Dr Rudolf Diesel first developed the
Diesel Engine
to run on vegetable oil in 1895 and he demonstrated the engine in 1900 using peanut oil at a World Exhibition in Paris.
2006 GRAINS RESEARCH UPDATE for irrigation croppers
Replacing diesel oil with vegetable oil is easy but the current government refuses to look at it. Arnold Schwarzenegger converted his diesel guzzling Humvee to vegetable oil with no problems. Australia produces huge quantities of various vegetable oils and exports almost half of the production. The Australian government subsidises the supply of diesel to remote areas. If those subsidies were directed at biodiesel instead of petroleum diesel, Australia would achieve a significant reduction in green house gas emission.

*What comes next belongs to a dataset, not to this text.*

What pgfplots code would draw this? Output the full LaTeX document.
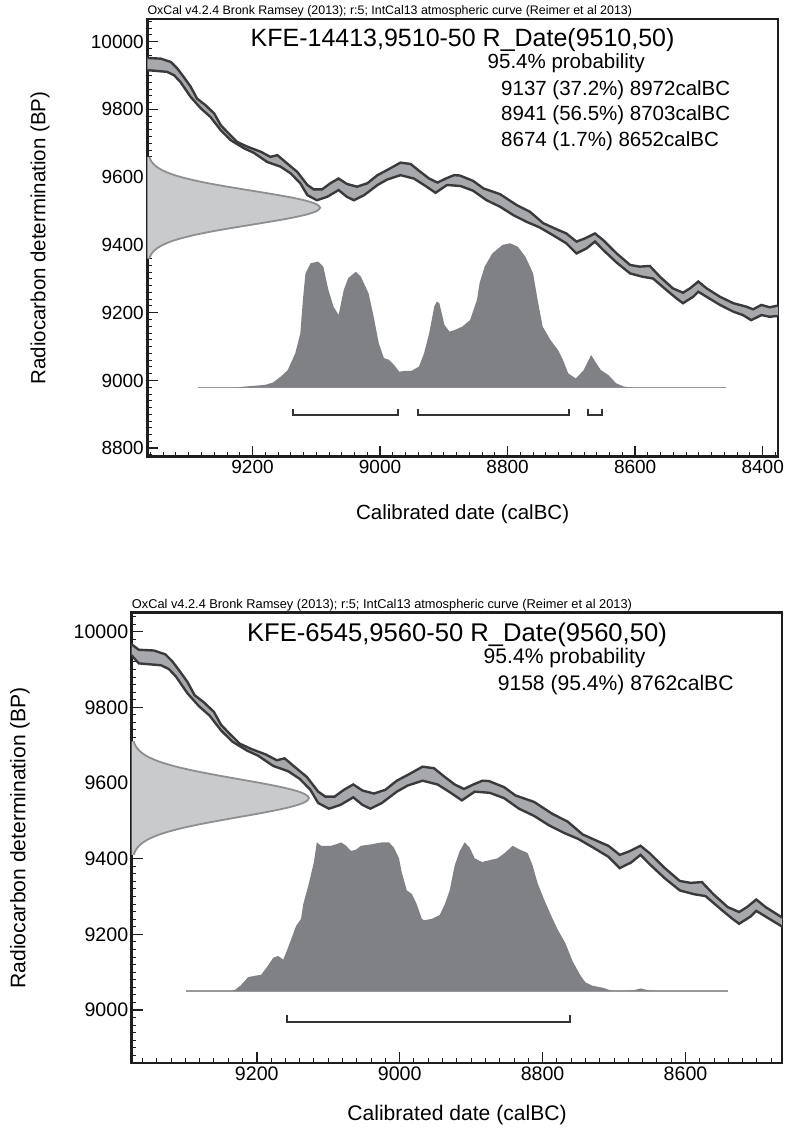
\documentclass[border=0pt]{standalone}
\usepackage{fontspec}
\setmainfont{Liberation Sans}
\usepackage{pgfplots}
\usepackage{pgfplotstable}
\pgfplotsset{compat=1.18}
\usepgfplotslibrary{fillbetween}

\definecolor{band}{HTML}{A7A8AB}
\definecolor{bandline}{HTML}{3A3A3C}
\definecolor{gauss}{HTML}{C9CACC}
\definecolor{gaussline}{HTML}{8E8F91}
\definecolor{post}{HTML}{808184}
\definecolor{baseln}{HTML}{9C9C9E}
\definecolor{framec}{HTML}{1E1E1E}
\definecolor{brack}{HTML}{333333}

% IntCal13 curve, upper edge (calBC, BP)
\pgfplotstableread{
x y
9395 9985
9375 9966
9365 9952
9344 9950
9328 9940
9318 9921
9308 9896
9297 9867
9287 9832
9274 9813
9260 9788
9250 9754
9240 9734
9224 9704
9208 9690
9187 9675
9172 9660
9161 9665
9146 9641
9130 9616
9114 9577
9104 9564
9091 9564
9078 9582
9065 9596
9052 9580
9036 9572
9020 9582
9004 9606
8989 9621
8968 9643
8952 9639
8937 9616
8923 9596
8910 9584
8897 9596
8884 9606
8875 9605
8854 9589
8838 9567
8812 9550
8786 9518
8765 9498
8744 9464
8718 9442
8708 9434
8692 9410
8679 9419
8663 9434
8650 9414
8629 9375
8608 9341
8593 9336
8577 9338
8561 9306
8541 9272
8525 9259
8514 9272
8501 9292
8488 9272
8467 9247
8446 9228
8426 9218
8415 9210
8402 9223
8389 9216
8379 9220
8360 9222
}\calhi

% IntCal13 curve, lower edge (calBC, BP)
\pgfplotstableread{
x y
9395 9958
9375 9937
9365 9916
9334 9911
9323 9901
9313 9881
9297 9837
9281 9803
9266 9778
9250 9739
9234 9709
9213 9685
9198 9672
9177 9645
9156 9631
9140 9611
9125 9582
9114 9547
9099 9532
9083 9542
9065 9562
9052 9542
9041 9532
9025 9547
9004 9577
8989 9593
8968 9606
8947 9596
8931 9577
8913 9554
8895 9577
8874 9574
8854 9560
8833 9532
8812 9513
8791 9488
8770 9468
8750 9452
8729 9429
8708 9405
8692 9375
8676 9390
8663 9410
8650 9385
8629 9348
8608 9316
8588 9306
8572 9301
8551 9267
8535 9242
8525 9228
8509 9247
8501 9262
8488 9247
8467 9223
8446 9203
8431 9193
8418 9178
8402 9193
8389 9188
8379 9190
8360 9192
}\callo

% R_Date(9510,50) drawn from the y axis
\pgfplotstableread{
x y
9362.0 9360
9359.6 9370
9355.8 9380
9349.8 9390
9340.9 9400
9328.4 9410
9311.3 9420
9289.7 9430
9263.4 9440
9233.0 9450
9200.6 9460
9168.3 9470
9138.7 9480
9114.9 9490
9099.4 9500
9094.0 9510
9099.4 9520
9114.9 9530
9138.7 9540
9168.3 9550
9200.6 9560
9233.0 9570
9263.4 9580
9289.7 9590
9311.3 9600
9328.4 9610
9340.9 9620
9349.8 9630
9355.8 9640
9359.6 9650
9362.0 9660
}\gaussA

% R_Date(9560,50)
\pgfplotstableread{
x y
9372.2 9410
9370.1 9420
9366.6 9430
9361.1 9440
9353.0 9450
9341.5 9460
9325.9 9470
9306.1 9480
9282.0 9490
9254.2 9500
9224.6 9510
9195.0 9520
9167.9 9530
9146.1 9540
9132.0 9550
9127.0 9560
9132.0 9570
9146.1 9580
9167.9 9590
9195.0 9600
9224.6 9610
9254.2 9620
9282.0 9630
9306.1 9640
9325.9 9650
9341.5 9660
9353.0 9670
9361.1 9680
9366.6 9690
9370.1 9700
9372.2 9710
}\gaussB

% Gaussian fill outlines closed along the axis
\pgfplotstableread{
x y
9400 9360
9362.0 9360
9359.6 9370
9355.8 9380
9349.8 9390
9340.9 9400
9328.4 9410
9311.3 9420
9289.7 9430
9263.4 9440
9233.0 9450
9200.6 9460
9168.3 9470
9138.7 9480
9114.9 9490
9099.4 9500
9094.0 9510
9099.4 9520
9114.9 9530
9138.7 9540
9168.3 9550
9200.6 9560
9233.0 9570
9263.4 9580
9289.7 9590
9311.3 9600
9328.4 9610
9340.9 9620
9349.8 9630
9355.8 9640
9359.6 9650
9362.0 9660
9400 9660
}\gaussAfill

\pgfplotstableread{
x y
9410 9410
9372.2 9410
9370.1 9420
9366.6 9430
9361.1 9440
9353.0 9450
9341.5 9460
9325.9 9470
9306.1 9480
9282.0 9490
9254.2 9500
9224.6 9510
9195.0 9520
9167.9 9530
9146.1 9540
9132.0 9550
9127.0 9560
9132.0 9570
9146.1 9580
9167.9 9590
9195.0 9600
9224.6 9610
9254.2 9620
9282.0 9630
9306.1 9640
9325.9 9650
9341.5 9660
9353.0 9670
9361.1 9680
9366.6 9690
9370.1 9700
9372.2 9710
9410 9710
}\gaussBfill

% posterior KFE-14413 (baseline 8979)
\pgfplotstableread{
x y
9285 8979
9228 8979
9212 8982
9180 8987
9168 8994
9156 9011
9145 9030
9133 9080
9125 9139
9121 9238
9117 9316
9109 9346
9097 9351
9089 9336
9081 9267
9073 9218
9065 9193
9057 9267
9050 9302
9038 9321
9030 9306
9018 9257
9010 9188
9002 9110
8994 9066
8986 9061
8978 9046
8970 9026
8962 9028
8951 9028
8939 9041
8931 9080
8923 9139
8915 9218
8911 9233
8907 9228
8899 9164
8891 9144
8883 9149
8871 9159
8859 9178
8848 9238
8844 9287
8836 9336
8824 9375
8808 9400
8796 9405
8784 9395
8772 9365
8760 9316
8753 9238
8745 9159
8733 9120
8721 9090
8713 9060
8705 9021
8693 9006
8681 9030
8669 9075
8661 9051
8654 9031
8642 9016
8630 8992
8618 8982
8602 8979
8457 8979
}\postA

% posterior KFE-6545 (baseline 9050)
\pgfplotstableread{
x y
9299 9050
9237 9050
9230 9054
9223 9064
9212 9087
9201 9091
9194 9093
9187 9110
9177 9138
9170 9143
9163 9133
9156 9166
9145 9222
9138 9241
9135 9279
9127 9335
9120 9391
9116 9443
9110 9434
9096 9434
9089 9438
9082 9443
9075 9434
9068 9420
9061 9424
9054 9434
9039 9438
9025 9443
9015 9443
9008 9429
9001 9401
8997 9363
8990 9316
8983 9307
8976 9279
8969 9241
8966 9237
8955 9241
8944 9251
8937 9279
8930 9316
8923 9382
8916 9420
8909 9443
8902 9429
8895 9401
8885 9391
8874 9396
8863 9401
8853 9415
8842 9434
8832 9424
8821 9415
8814 9382
8807 9335
8797 9288
8786 9241
8779 9213
8768 9176
8758 9129
8747 9091
8740 9073
8730 9064
8716 9059
8705 9052
8695 9050
8673 9052
8663 9057
8652 9052
8638 9050
8541 9050
}\postB

\pgfplotsset{
  oxcal/.style={
    scale only axis,
    x dir=reverse,
    scaled ticks=false,
    axis line style={line width=2.6pt, draw=framec},
    tick align=inside,
    tick pos=left,
    major tick length=11pt,
    minor tick length=4.5pt,
    major tick style={line width=1.5pt, draw=framec},
    minor tick style={line width=1.0pt, draw=framec},
    /pgf/number format/1000 sep={},
    /pgf/number format/assume math mode=true,
    ytick={8800,9000,9200,9400,9600,9800,10000},
  },
}

\begin{document}
\begin{tikzpicture}

% ---------------- top panel ----------------
\begin{axis}[oxcal,
  at={(147.3pt,679.3pt)}, anchor=south west,
  width=630.7pt, height=437.7pt,
  xmin=8376, xmax=9365, ymin=8775, ymax=10067,
  xtick={8400,8600,8800,9000,9200},
  minor xtick={8380,8400,...,9360},
  minor ytick={8780,8800,...,10060},
  ticklabel style={font=\fontsize{19}{19}\selectfont},
]
\addplot[fill=gauss, draw=none] table[x=x,y=y] {\gaussAfill};
\addplot[gaussline, line width=1.8pt, smooth] table[x=x,y=y] {\gaussA};

\addplot[name path=hiA, draw=none] table[x=x,y=y] {\calhi};
\addplot[name path=loA, draw=none] table[x=x,y=y] {\callo};
\addplot[band] fill between[of=hiA and loA];
\addplot[bandline, line width=2.4pt] table[x=x,y=y] {\calhi};
\addplot[bandline, line width=2.4pt] table[x=x,y=y] {\callo};

\addplot[baseln, line width=1.8pt] coordinates {(9285,8979) (8457,8979)};
\addplot[fill=post, draw=none] table[x=x,y=y] {\postA};

\addplot[brack, line width=2pt] coordinates {(9137,8915) (9137,8897) (8972,8897) (8972,8915)};
\addplot[brack, line width=2pt] coordinates {(8941,8915) (8941,8897) (8703,8897) (8703,8915)};
\addplot[brack, line width=2pt] coordinates {(8674,8915) (8674,8897) (8652,8897) (8652,8915)};
\end{axis}

\node[anchor=base west, inner sep=0pt, font=\fontsize{12.4}{13}\selectfont] at (147.3pt,1121pt)
  {OxCal v4.2.4 Bronk Ramsey (2013); r:5; IntCal13 atmospheric curve (Reimer et al 2013)};
\node[anchor=center, inner sep=0pt, font=\fontsize{25}{27}\selectfont] at (462.6pt,1096pt)
  {KFE-14413,9510-50 R\_Date(9510,50)};
\node[anchor=west, inner sep=0pt, font=\fontsize{20.5}{22}\selectfont] at (487.5pt,1072.7pt) {95.4\% probability};
\node[anchor=west, inner sep=0pt, font=\fontsize{20.5}{22}\selectfont] at (501pt,1046pt) {9137 (37.2\%) 8972calBC};
\node[anchor=west, inner sep=0pt, font=\fontsize{20.5}{22}\selectfont] at (501pt,1021pt) {8941 (56.5\%) 8703calBC};
\node[anchor=west, inner sep=0pt, font=\fontsize{20.5}{22}\selectfont] at (501pt,994.3pt) {8674 (1.7\%) 8652calBC};
\node[anchor=center, inner sep=0pt, font=\fontsize{20.5}{22}\selectfont] at (462.6pt,622pt) {Calibrated date (calBC)};
\node[anchor=center, inner sep=0pt, rotate=90, font=\fontsize{20.5}{22}\selectfont] at (40pt,898pt) {Radiocarbon determination (BP)};

% ---------------- bottom panel ----------------
\begin{axis}[oxcal,
  at={(131.7pt,73pt)}, anchor=south west,
  width=650.3pt, height=450.7pt,
  xmin=8465, xmax=9375, ymin=8860, ymax=10051,
  xtick={8600,8800,9000,9200},
  minor xtick={8480,8500,...,9360},
  minor ytick={8860,8880,...,10040},
  ticklabel style={font=\fontsize{19.6}{20}\selectfont},
]
\addplot[fill=gauss, draw=none] table[x=x,y=y] {\gaussBfill};
\addplot[gaussline, line width=1.8pt, smooth] table[x=x,y=y] {\gaussB};

\addplot[name path=hiB, draw=none] table[x=x,y=y] {\calhi};
\addplot[name path=loB, draw=none] table[x=x,y=y] {\callo};
\addplot[band] fill between[of=hiB and loB];
\addplot[bandline, line width=2.4pt] table[x=x,y=y] {\calhi};
\addplot[bandline, line width=2.4pt] table[x=x,y=y] {\callo};

\addplot[baseln, line width=1.8pt] coordinates {(9299,9050) (8541,9050)};
\addplot[fill=post, draw=none] table[x=x,y=y] {\postB};

\addplot[brack, line width=2pt] coordinates {(9158,8987) (9158,8969) (8762,8969) (8762,8987)};
\end{axis}

\node[anchor=base west, inner sep=0pt, font=\fontsize{12.8}{13}\selectfont] at (131.7pt,527pt)
  {OxCal v4.2.4 Bronk Ramsey (2013); r:5; IntCal13 atmospheric curve (Reimer et al 2013)};
\node[anchor=center, inner sep=0pt, font=\fontsize{25.6}{27}\selectfont] at (457pt,501.6pt)
  {KFE-6545,9560-50 R\_Date(9560,50)};
\node[anchor=west, inner sep=0pt, font=\fontsize{21.1}{22}\selectfont] at (483.5pt,478pt) {95.4\% probability};
\node[anchor=west, inner sep=0pt, font=\fontsize{21.1}{22}\selectfont] at (497.6pt,451.4pt) {9158 (95.4\%) 8762calBC};
\node[anchor=center, inner sep=0pt, font=\fontsize{21.1}{22}\selectfont] at (457pt,21pt) {Calibrated date (calBC)};
\node[anchor=center, inner sep=0pt, rotate=90, font=\fontsize{21.1}{22}\selectfont] at (20pt,298.3pt) {Radiocarbon determination (BP)};

\path (0pt,0pt) rectangle (788pt,1136pt);
\end{tikzpicture}
\end{document}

Replacing petrol with ethanol is also easy. Brazil uses 100 percent ethanol and all the car makers were able to change their fuel systems overnight. The typical new car in Brazil automatically detects the percentage of ethanol and works perfectly. We could have part of that success here with ethanol blends. The previous government did the hard job of getting the process started and the E10 blend into gas stations. Some of the current state governments are continuing the trend by making more gas stations supply E10.
Unfortunately the current federal government does nothing. They let car makers sell cars that use petrol but not the E10 blend. All the government has to do is set a quota for the percentage of petrol engine cars designed for E10. No, they refuse to act. There is no difference in power between E10 and other petrols. Samuel Morey invented the internal combustion engine in the year 1826 and used ethanol as the fuel. Ethanol was the original fuel additive used to fix engine knock
problems back in the 1930s. General Motors switched to tetraethyl lead only because Dupont was the largest shareholder and Dupont owned oil refineries. Shell sold an ethanol blend petrol in England from the 1920s through to the 1960s because it was better than adding lead. Racing cars have the highest compression ratios and use ethanol and methanol exclusively.
General Motors now want you to use ethanol, www.gm.com/experience/fuel_economy/e85/, but the current federal Australian government does not. The current government also refuses to set a higher ethanol percentage as a design requirement for future cars.